In the first category, the claimant included in the bundle seven letters sent on the council’s behalf in response to complaints made as to the progress of requests for EHC assessment and/or the issuing of EHC Plans.
In the second category, the claimant included in the bundle 20 letters before action issued by those representing the present claimant against the defendant in relation to cases in which the timescales in the SEND Regulations have not been met.
Counsel for the defendant contended that the material in these two categories contained private and personal information relating to a number of children, and reliance upon it could only properly occur where there is consent from the parents or guardians of the children in question to its use.
For this reason, the judge did not take the material in these two categories into account in determining whether it would be in the public interest to grant the declaratory relief sought.

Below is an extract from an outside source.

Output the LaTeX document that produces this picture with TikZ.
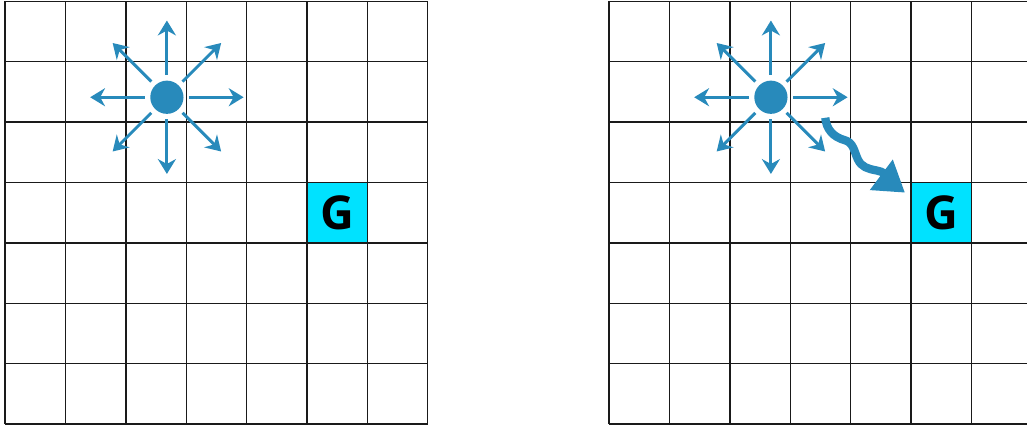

In relation to the third category, the judge said: “The position is different in relation to the third category. This relates to the Defendant's response to a request made under the Freedom of Information Act 2000 which asked, in relation to the period 2024-2025, for "the number of children currently awaiting an Education Health and Care Needs Assessment? How many EHC Needs assessments have exceeded the 16-week deadline? How many EHC Needs assessments have exceeded the 20-week deadline."”
The answers given by the Defendant, as at 21 November 2025, were as follows:
- The number of children currently awaiting an Education Health and Care Needs Assessment: 2,010
- How many EHC Needs assessments have exceeded the 16-week deadline: 1,733
- How many EHC Needs assessments have exceeded the 20-week deadline: 1,849
The judge acknowledged the figures showed the claimant was “very far from alone in having the assessment process in her case take longer than the mandatory timescales.”
He added: “On the contrary, the figures demonstrate this to be a substantial and systematic issue.”
The final category of material relied on was the evidence of the defendant's own correspondence in the case.
In the email from the Defendant's SEN Casework Officer to the Claimant's litigation friend, in September 2025, the Defendant stated: "I am very sorry that A's needs assessment is taking far longer than it should. This is because the County Council is receiving many more requests for assessment than our Educational Psychology (EP) workforce and the Statutory Assessment Team are able to manage in a timely way".
The judge observed: “This material demonstrates there to be systemic issues resulting in the risk at least of unlawful failures of compliance with the mandatory timescales relating to EHC assessments and the issuance of EHC Plans by the defendant.”
The judge was satisfied that the claimant had an arguable ground for judicial review, and granted permission.
Concluding the case, he said: “I have concluded that it is appropriate to grant the declaratory relief sought in this claimant's case.
“[…] This is not, as [counsel for the claimant] submitted, to "rub a defendant's nose in his admitted breach". It is, rather, to make clear that the Defendant was acting unlawfully when serious prejudice was occasioned to a vulnerable 11-year-old girl, and when it has acted in the same way in a large number of similar cases also relating to vulnerable young people. The declaration therefore both identifies past unlawful conduct, deters such conduct in the future and vindicates the Claimant's rights.
“Accordingly, I do make the declaration sought by the Claimant, namely: "The Defendant acted unlawfully by failing to complete the Claimant's EHC Needs Assessment and decide whether to issue an EHC Plan within 16 weeks of the request, contrary to Regulation 10 of the SEND Regulations 2014".”